I have not been encouraged to bring my husband home. In fact, there have been plenty of voices to the contrary. But he's coming home, because I believe even with his level of dependence and disability that he should be afforded the fullest possible life I can offer him.
Neuroworx is discouraging him from attempting to walk outside of therapy to prohibit developing negative habits that reinforce the left-neglect that simply won't budge, and isn't going to budge at this point. He's been told if he plans to walk, he needs to get used to discomfort. If his attempts feel stable and secure, Matt told him yesterday, he can bet on the fact that he's not using his left leg and relying on the right. No one's telling him he can't walk, but they're in his face about giving up on comfort. He must throw that notion out if he plans to ever ambulate on two feet. I sense we've hit a wall, and now I'm just standing by, cheering him on, hoping he'll find a way over it. But yesterday, for the first time, on the way home, he acknowledged that walking again may never happen.
So I'm bringing him home, and we're going to figure out how to create a life around one-person assist and a wheelchair. Medicaid offers an in-home option after 90 days in a skilled nursing facility—New Choice Waiver. It provides 29 hours a week of in-home assistance, a hospital bed, a wheelchair, medication, and ADA implements to make bathrooms accessible. It is an option that provides the severely disabled with a home environment, plus care, if there is a family member willing to take on full-time caregiving.
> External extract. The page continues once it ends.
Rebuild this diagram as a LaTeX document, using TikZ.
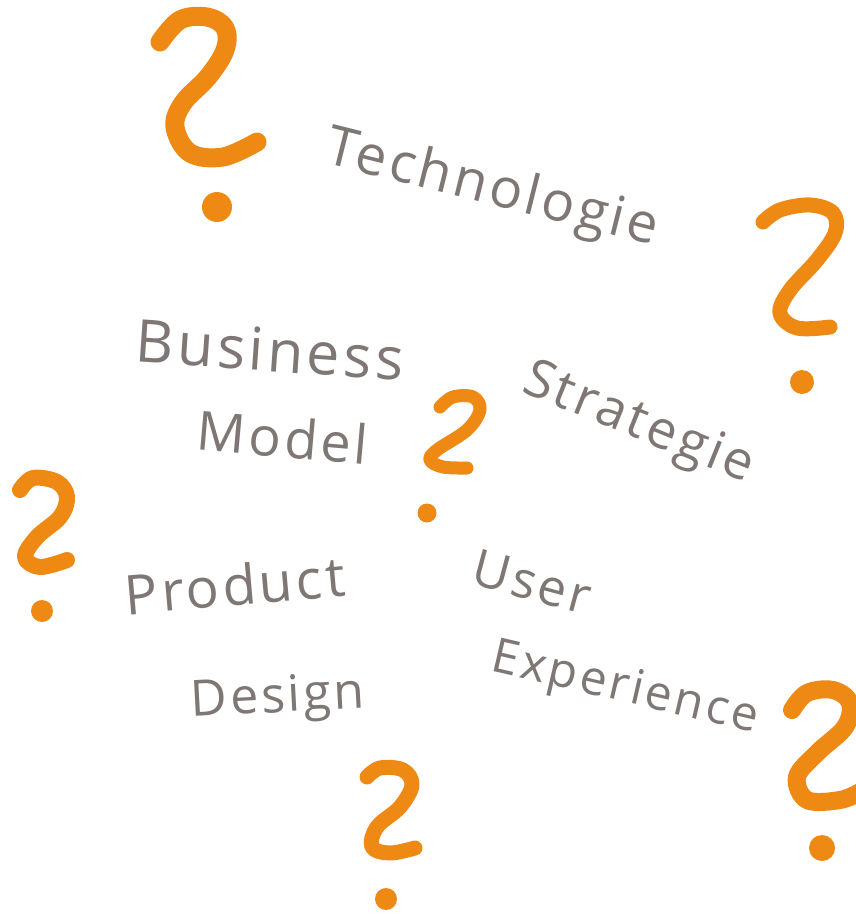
\documentclass[tikz,border=0pt]{standalone}
\usepackage{fontspec}
\setmainfont{Open Sans}
\newfontfamily\handfont[LetterSpace=6]{Open Sans}
\definecolor{qorange}{HTML}{EE8A14}
\definecolor{ink}{HTML}{7E7774}
\begin{document}
\begin{tikzpicture}[x=1pt,y=-1pt,
  qm/.style={draw=qorange,line cap=round,line join=round},
  qdot/.style={fill=qorange},
  word/.style={text=ink,inner sep=0pt,font=\handfont\fontsize{#1}{#1}\selectfont}]
\fill[white] (0,0) rectangle (856,915);
\useasboundingbox (0,0) rectangle (856,915);
% question mark 1 (top left)
\draw[qm,line width=19] plot[smooth,tension=0.6] coordinates {(160,42) (180,20) (207,17) (225,28) (225,50) (208,77) (183,103) (175,127) (190,153) (223,157) (257,142)};
\fill[qdot] (217,207) circle (15);
% question mark 2 (right)
\draw[qm,line width=15] plot[smooth,tension=0.6] coordinates {(763,222) (780,210) (810,205) (833,213) (835,233) (817,260) (790,290) (780,313) (797,328) (830,327)};
\fill[qdot] (802,382) circle (12);
% question mark 3 (centre)
\draw[qm,line width=13] plot[smooth,tension=0.6] coordinates {(440,407) (453,397) (473,397) (480,410) (467,430) (437,450) (430,460) (443,467) (467,468)};
\fill[qdot] (427,513) circle (9.5);
% question mark 4 (left)
\draw[qm,line width=16] plot[smooth,tension=0.6] coordinates {(20,490) (33,478) (57,482) (67,497) (60,517) (37,537) (25,557) (40,567) (67,560)};
\fill[qdot] (42,611) circle (11);
% question mark 5 (bottom centre)
\draw[qm,line width=15] plot[smooth,tension=0.6] coordinates {(367,777) (380,768) (403,770) (412,785) (400,807) (377,827) (372,847) (390,853) (415,848)};
\fill[qdot] (386,899) circle (11);
% question mark 6 (bottom right)
\draw[qm,line width=18] plot[smooth,tension=0.6] coordinates {(792,710) (807,693) (833,690) (850,703) (845,727) (817,753) (797,777) (807,800) (840,800) (860,792)};
\fill[qdot] (822,848) circle (13);
% words
\node[word=55,rotate=-14] (tech) at (492,190) {Technologie};
\node[word=59,rotate=-4] (bus) at (270,350) {Business};
\node[word=54,rotate=-5] (model) at (283,437) {Model};
\node[word=53,rotate=-22] (strat) at (638,425) {Strategie};
\node[word=55,rotate=5] (prod) at (235,585) {Product};
\node[word=50,rotate=3] (design) at (278,700) {Design};
\node[word=51,rotate=-15] (user) at (532,582) {User};
\node[word=48,rotate=-13] (exp) at (625,690) {Experience};
\end{tikzpicture}
\end{document}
I am that family member.
When my husband's doctor advised me to expect to keep him in a nursing home for the rest of his life, it was because he wasn't going to ask me to sacrifice what it's going to take to bring him home. It wouldn't have been ethical. My husband has made it to the point in recovery anticipated by his evaluating physician in the hospital just prior to his discharge. He's not progressed farther. His mind is largely still sharp, but we have days that are foggy, in which impairment is noticeable, and since the seizure he's begun having marked memory lapses that I'm tracking as possible signs of onset dementia.
The next chapter is not an easy one. But, like I told the Stake President because he had the audacity to ask four days ago during my interview for a living ordinance recommend, I am still in love with my husband. People who are in love do crazy, desperate things for the ones they care for. All I have left to spend with my husband is forever and time.